Mrs. Paul Robeson's biography of her husband-Paul Robeson, Negro (Gollanez.

10s. 6d.)-appears at first sight to be an indiscriminate eulogy accompanied by a rather tedious cata- logue of social successes, especially among white people. Fortunately, however, Mrs. Robeson has provided us with the material which enables us to understand the meaning of a great deal of it, in her account of negro life in the United States and this, together with what she tells us of Robeson's own life, does a great deal to justify both the catalogue and the eulogy. In a society where a great artist, acknowledged to be so by all the critics, can be turned away from a hotel because of his race, his escape from the social limitations imposed upon that race is in itself worthy to be chronicled. And so, also, are Robeson's personal achievements, from his leadership of the Rutgers football team, which had never before included a negro, to the latest development, the invitation to play Othello.
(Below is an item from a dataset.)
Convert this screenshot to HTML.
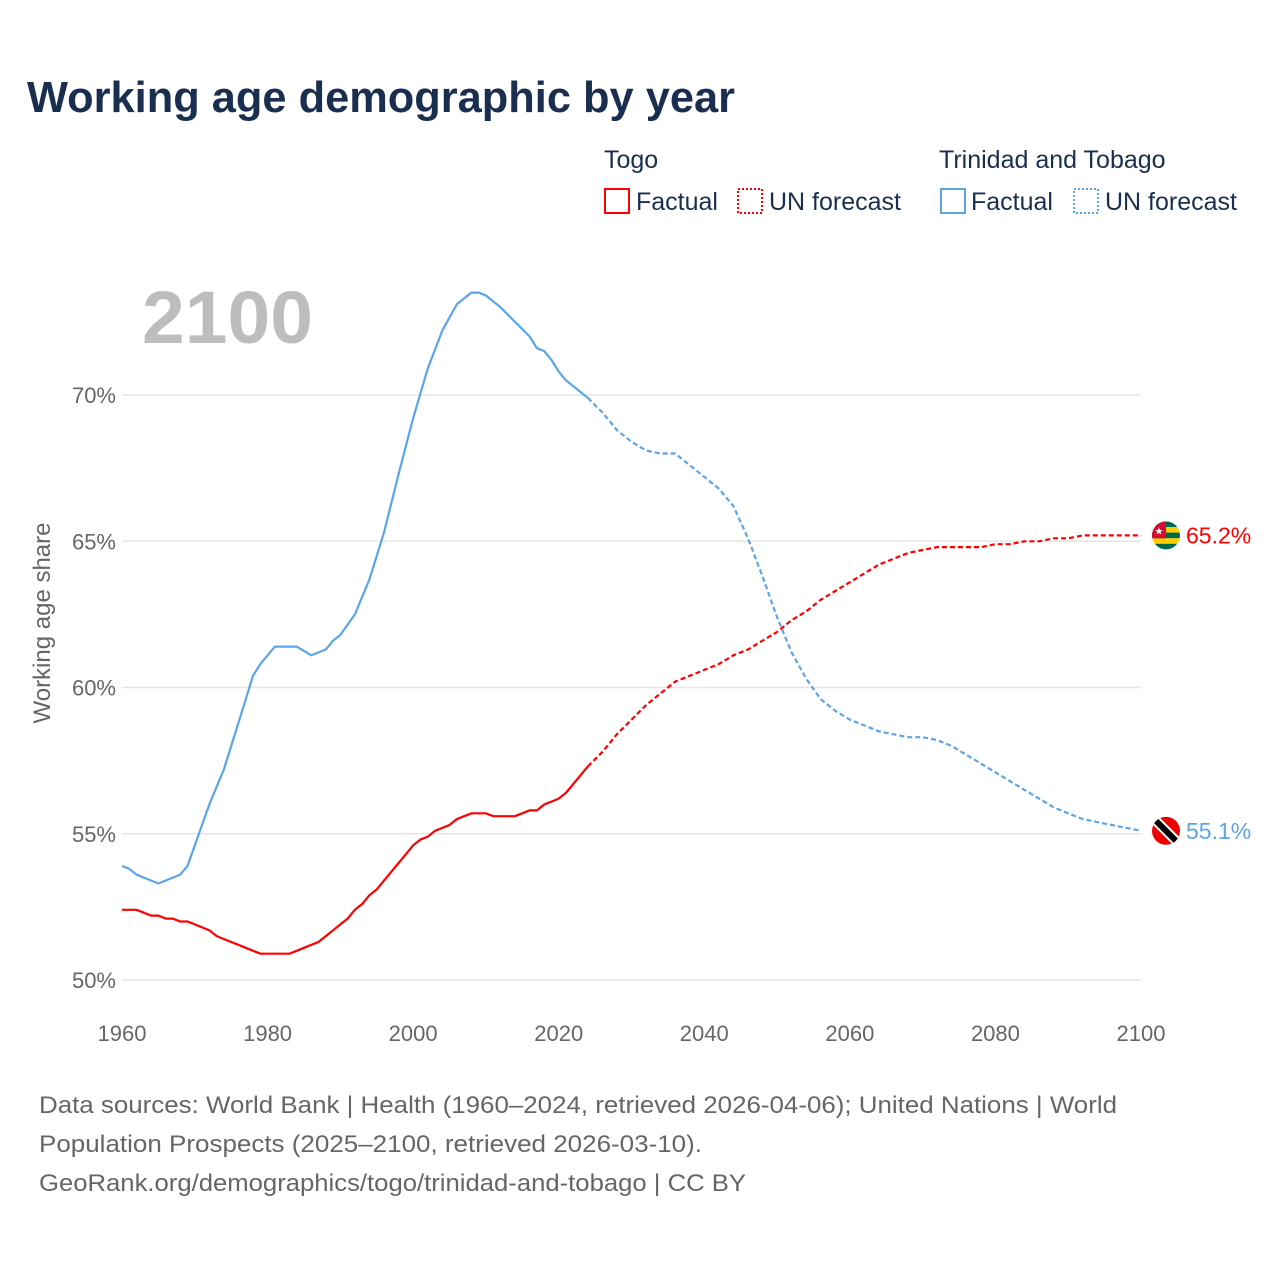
<!DOCTYPE html>
<html><head><meta charset="utf-8"><style>
body{margin:0;background:#fff;font-family:"Liberation Sans",sans-serif;}
#wrap{position:relative;width:1280px;height:1280px;overflow:hidden;}
</style></head><body>
<div id="wrap">
<svg id="chart" width="1280" height="1280">
<text x="27" y="112" font-size="44" font-weight="bold" fill="#1a2e4f" textLength="708" lengthAdjust="spacingAndGlyphs">Working age demographic by year</text>
<g font-size="25" fill="#1a2e4f">
<text x="604" y="168">Togo</text>
<rect x="605" y="189" width="24" height="24" fill="none" stroke="#f00" stroke-width="2"/>
<text x="636" y="210">Factual</text>
<rect x="738" y="189" width="24" height="24" fill="none" stroke="#f00" stroke-width="2" stroke-dasharray="2,2"/>
<text x="769" y="210">UN forecast</text>
<text x="939" y="168">Trinidad and Tobago</text>
<rect x="941" y="189" width="24" height="24" fill="none" stroke="#5aa5e8" stroke-width="2"/>
<text x="971" y="210">Factual</text>
<rect x="1074" y="189" width="24" height="24" fill="none" stroke="#5aa5e8" stroke-width="2" stroke-dasharray="2,2"/>
<text x="1105" y="210">UN forecast</text>
</g>
<text x="142" y="343" font-size="74" font-weight="bold" fill="#bdbdbd" textLength="171" lengthAdjust="spacingAndGlyphs">2100</text>
<text transform="translate(50,623) rotate(-90)" text-anchor="middle" font-size="24" fill="#666">Working age share</text>
<g id="grid"></g><g id="series"></g>
<g font-size="24" fill="#666">
<text x="39" y="1113" textLength="1078" lengthAdjust="spacingAndGlyphs">Data sources: World Bank | Health (1960–2024, retrieved 2026-04-06); United Nations | World</text>
<text x="39" y="1152" textLength="663" lengthAdjust="spacingAndGlyphs">Population Prospects (2025–2100, retrieved 2026-03-10).</text>
<text x="39" y="1191" textLength="707" lengthAdjust="spacingAndGlyphs">GeoRank.org/demographics/togo/trinidad-and-tobago | CC BY</text>
</g>
</svg>
</div>
<script>
const xTicks=[1960,1980,2000,2020,2040,2060,2080,2100];
const yTicks=[50,55,60,65,70];
const togoYears=[1960,1961,1962,1963,1964,1965,1966,1967,1968,1969,1970,1971,1972,1973,1974,1975,1976,1977,1978,1979,1980,1981,1982,1983,1984,1985,1986,1987,1988,1989,1990,1991,1992,1993,1994,1995,1996,1997,1998,1999,2000,2001,2002,2003,2004,2005,2006,2007,2008,2009,2010,2011,2012,2013,2014,2015,2016,2017,2018,2019,2020,2021,2022,2023,2024];
const togoFactual=[52.4,52.4,52.4,52.3,52.2,52.2,52.1,52.1,52.0,52.0,51.9,51.8,51.7,51.5,51.4,51.3,51.2,51.1,51.0,50.9,50.9,50.9,50.9,50.9,51.0,51.1,51.2,51.3,51.5,51.7,51.9,52.1,52.4,52.6,52.9,53.1,53.4,53.7,54.0,54.3,54.6,54.8,54.9,55.1,55.2,55.3,55.5,55.6,55.7,55.7,55.7,55.6,55.6,55.6,55.6,55.7,55.8,55.8,56.0,56.1,56.2,56.4,56.7,57.0,57.3];
const togoFcYears=[2024,2026,2028,2030,2032,2034,2036,2038,2040,2042,2044,2046,2048,2050,2052,2054,2056,2058,2060,2062,2064,2066,2068,2070,2072,2074,2076,2078,2080,2082,2084,2086,2088,2090,2092,2094,2096,2098,2100];
const togoForecast=[57.3,57.8,58.4,58.9,59.4,59.8,60.2,60.4,60.6,60.8,61.1,61.3,61.6,61.9,62.3,62.6,63.0,63.3,63.6,63.9,64.2,64.4,64.6,64.7,64.8,64.8,64.8,64.8,64.9,64.9,65.0,65.0,65.1,65.1,65.2,65.2,65.2,65.2,65.2];
const ttYears=[1960,1961,1962,1963,1965,1967,1968,1969,1970,1972,1974,1975,1976,1978,1979,1980,1981,1982,1984,1986,1988,1989,1990,1992,1994,1996,1998,2000,2002,2004,2006,2008,2009,2010,2012,2014,2016,2017,2018,2019,2020,2021,2022,2024];
const ttFactual=[53.9,53.8,53.6,53.5,53.3,53.5,53.6,53.9,54.6,56.0,57.2,58.0,58.8,60.4,60.8,61.1,61.4,61.4,61.4,61.1,61.3,61.6,61.8,62.5,63.7,65.3,67.3,69.2,70.9,72.2,73.1,73.5,73.5,73.4,73.0,72.5,72.0,71.6,71.5,71.2,70.8,70.5,70.3,69.9];
const ttFcYears=[2024,2026,2028,2030,2032,2034,2036,2038,2040,2042,2044,2046,2048,2050,2052,2054,2056,2058,2060,2062,2064,2066,2068,2070,2072,2074,2076,2078,2080,2082,2084,2086,2088,2090,2092,2094,2096,2098,2100];
const ttForecast=[69.9,69.4,68.8,68.4,68.1,68.0,68.0,67.6,67.2,66.8,66.2,65.1,63.8,62.4,61.2,60.3,59.6,59.2,58.9,58.7,58.5,58.4,58.3,58.3,58.2,58.0,57.7,57.4,57.1,56.8,56.5,56.2,55.9,55.7,55.5,55.4,55.3,55.2,55.1];
const NS='http://www.w3.org/2000/svg';
const X=y=>122+(y-1960)*(1141-122)/140;
const Y=v=>980-(v-50)*(980-395)/20;
function mk(tag,attrs,parent){const e=document.createElementNS(NS,tag);for(const k in attrs)e.setAttribute(k,attrs[k]);parent.appendChild(e);return e;}
const grid=document.getElementById('grid'),ser=document.getElementById('series');
yTicks.forEach(t=>{
 const l=mk('line',{x1:122,x2:1141,y1:Y(t),y2:Y(t),stroke:'#e6e6e6','stroke-width':1.5},grid);
 
 
 const tx=mk('text',{x:116,y:Y(t)+8,'text-anchor':'end','font-size':22,fill:'#666'},grid);tx.textContent=t+'%';
 
 
});
xTicks.forEach(t=>{
 const tx=mk('text',{x:X(t),y:1041,'text-anchor':'middle','font-size':22,fill:'#666'},grid);tx.textContent=t;
 
 
});
function line(xs,vs,color,dash,name){
 const d=xs.map((x,i)=>(i?'L':'M')+X(x).toFixed(1)+','+Y(vs[i]).toFixed(1)).join('');
 const p=mk('path',{d:d,fill:'none',stroke:color,'stroke-width':2.2},ser);
 if(dash)p.setAttribute('stroke-dasharray','5,3');
 
 
}
line(togoYears,togoFactual,'#f00',false,'togo-factual-line');
line(togoFcYears,togoForecast,'#f00',true,'togo-forecast-line');
line(ttYears,ttFactual,'#5aa5e8',false,'tt-factual-line');
line(ttFcYears,ttForecast,'#5aa5e8',true,'tt-forecast-line');
function endLabel(v,color,name,flag){
 const cx=1166,cy=Y(v);
 const g=mk('g',{},ser);
 
 
 const cp=mk('clipPath',{id:name+'-clip'},g);mk('circle',{cx:cx,cy:cy,r:14},cp);
 const fg=mk('g',{'clip-path':'url(#'+name+'-clip)'},g);
 if(flag==='togo'){
  ['#006a4e','#ffce00','#006a4e','#ffce00','#006a4e'].forEach((c,i)=>mk('rect',{x:cx-14,y:cy-14+i*5.6,width:28,height:5.7,fill:c},fg));
  mk('rect',{x:cx-14,y:cy-14,width:14,height:17,fill:'#d21034'},fg);
  const s=mk('text',{x:cx-7,y:cy-1,'text-anchor':'middle','font-size':10,fill:'#fff'},fg);s.textContent='★';
 }else{
  mk('rect',{x:cx-14,y:cy-14,width:28,height:28,fill:'#e00'},fg);
  mk('line',{x1:cx-14,y1:cy-14,x2:cx+14,y2:cy+14,stroke:'#fff','stroke-width':10},fg);
  mk('line',{x1:cx-14,y1:cy-14,x2:cx+14,y2:cy+14,stroke:'#000','stroke-width':6},fg);
 }
 const t=mk('text',{x:1186,y:cy+8,'font-size':23,fill:color},g);t.textContent=v.toFixed(1)+'%';
}
endLabel(togoForecast[togoForecast.length-1],'#f00','togo-end-label','togo');
endLabel(ttForecast[ttForecast.length-1],'#5aa5e8','tt-end-label','tt');
</script>
</body></html>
Mrs. Robeson paints the portrait of a very attractive personality, and does so with a frankness of detail which will be almost alarming to some English readers, accustomed to a greater reserve. Still more interesting, however, is her vivid picture of negro life. She gives us first the community life of migrated slaves in the North, the place of the Church in that life, the, power and personality of some of the negro preachers, of whom Robeson's father was one, the loyalty and kindliness of the negroes to each other and their isolation from the white community. Then she. takes us to Harlem, that great district in New York which the negroes have claimed for themselves by exploiting the disdain of the whites, where the negroes live their own life, into which the white people cannot penetrate. She shows us the reserve and delicacy of the better educated negroes, their complicated and humorous defences against the whites, loyalty to their friends who are " passing " (as white), and the colour and fulness of their lives among their own people. In this respect the book is indeed memorable. Robeson's life is an epic for the negro race in America, and may do some good among those who are not of his race, if it causes them to feel in any way ashamed.